Simplicity on Elements & Liquid
Unlocking the full power of Simplicity is a long-term project, and we expect it to take some years for the technical community to get to grips with the potential of the new language. Uptake should be aided by being able to try Simplicity within the Bitcoin-like context of Elements, and later, Liquid.
As a step towards Simplicity in Liquid, we have also created a Simplicity-enabled branch of Elements. This branch will be the basis of implementing Simplicity on Liquid later this year.
Before Simplicity is ready for deployment on Liquid, some of the steps we’ll be working on include:
- Implementing Taproot on Liquid.
- Cleaning up our Elements branch and updating Simplicity to build on Taproot, which provides a more flexible script-updating mechanism than raw SegWit.
- Determining an accurate cost model for Simplicity programs, starting from the formal Bit Machine (as in Section 3.5.2 of the Simplicity Tech Report) but modified to take account of jets. Similarly, designing an update mechanism to allow these costs to change as new jets are implemented.
- Completing the implementation of Simplicity, including all resource estimation features, anti-denial-of-service mitigations, and finalizing the canonical program representation.

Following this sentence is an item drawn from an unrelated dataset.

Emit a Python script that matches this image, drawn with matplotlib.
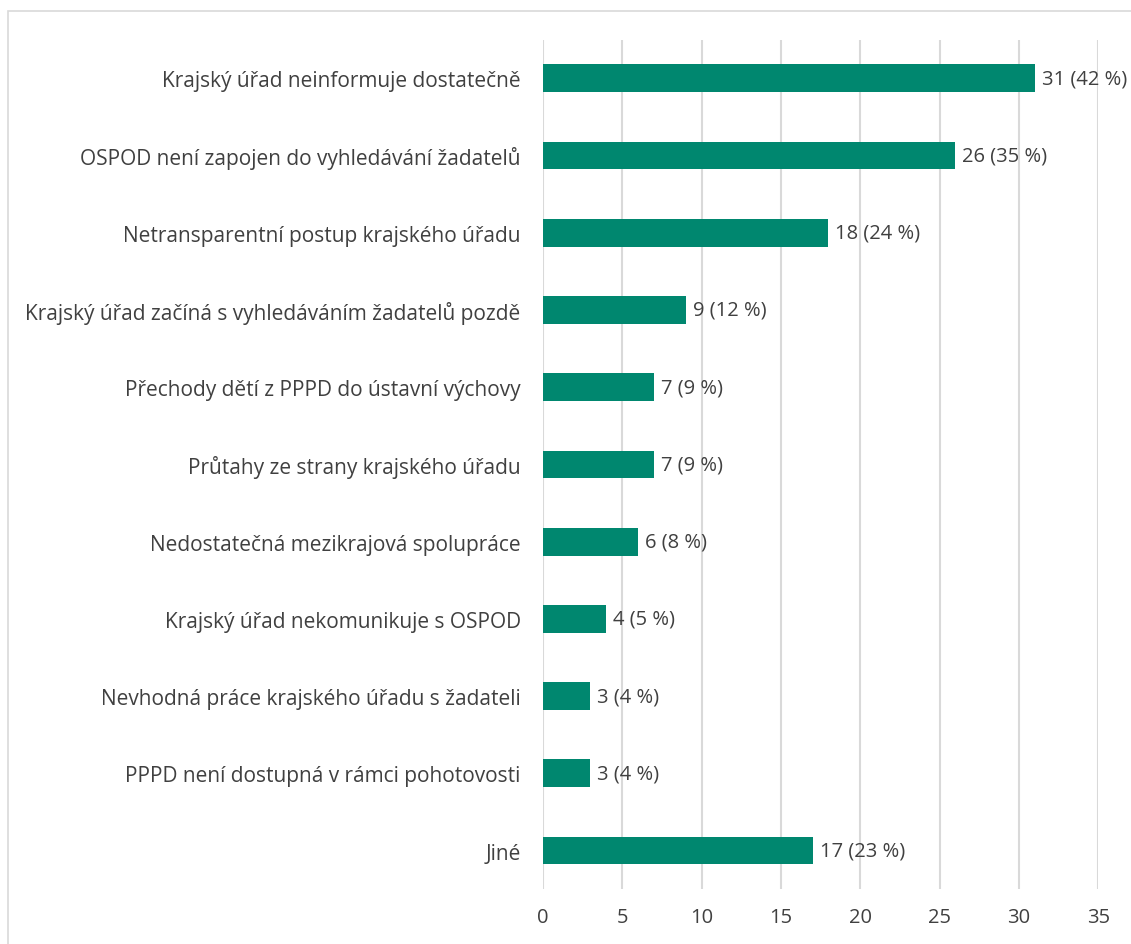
import matplotlib.pyplot as plt
from matplotlib.patches import Rectangle

categories = [
    'Krajský úřad neinformuje dostatečně',
    'OSPOD není zapojen do vyhledávání žadatelů',
    'Netransparentní postup krajského úřadu',
    'Krajský úřad začíná s vyhledáváním žadatelů pozdě',
    'Přechody dětí z PPPD do ústavní výchovy',
    'Průtahy ze strany krajského úřadu',
    'Nedostatečná mezikrajová spolupráce',
    'Krajský úřad nekomunikuje s OSPOD',
    'Nevhodná práce krajského úřadu s žadateli',
    'PPPD není dostupná v rámci pohotovosti',
    'Jiné',
]
counts = [31, 26, 18, 9, 7, 7, 6, 4, 3, 3, 17]
percents = [42, 35, 24, 12, 9, 9, 8, 5, 4, 4, 23]

bar_color = '#00876F'
text_color = '#404040'
grid_color = '#D9D9D9'

plt.rcParams['font.family'] = ['Open Sans', 'DejaVu Sans']

fig = plt.figure(figsize=(11.31, 9.45), dpi=100)
ax = fig.add_axes([0.480, 0.058, 0.491, 0.899])

y = list(range(len(categories)))
ax.barh(y, counts, height=0.36, color=bar_color, zorder=3)
for yi, c, p in zip(y, counts, percents):
    ax.annotate(f'{c} ({p} %)', (c, yi), xytext=(5, 0), textcoords='offset points',
                va='center', ha='left', fontsize=14.5, color=text_color)

ax.set_yticks(y)
ax.set_yticklabels(categories, fontsize=15)
ax.set_ylim(len(categories) - 0.5, -0.5)
ax.set_xlim(0, 35)
ax.set_xticks(range(0, 36, 5))
ax.tick_params(axis='both', length=0, labelcolor=text_color)
ax.tick_params(axis='x', labelsize=14.5, pad=13)
ax.tick_params(axis='y', pad=16)
ax.grid(axis='x', color=grid_color, linewidth=1.5, zorder=0)
for s in ax.spines.values():
    s.set_visible(False)

fig.patches.append(Rectangle((0.0071, -0.1), 1.1, 1.087, transform=fig.transFigure,
                             fill=False, edgecolor=grid_color, linewidth=1.2))

fig.savefig('out.png', dpi=100)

In addition to this work on the consensus layer, to make Simplicity more usable we need to write high-level tools to enable programmers to work with the language. As a first step toward this, we intend to implement a Simplicity target for the rust-miniscript library, allowing users to compile Miniscript policies to Simplicity. By decompiling the resulting programs back to the policy language (called lifting), users can easily verify that the resulting programs have identical semantics to the corresponding Miniscript, allowing them to explore the additional powers of Simplicity starting from a rich but formally-verifiable baseline.
Building a new blockchain programming language is no easy task. We’re extremely proud of how much we’ve achieved since embarking on developing Simplicity in 2017, and are excited about building real things for real users in 2020.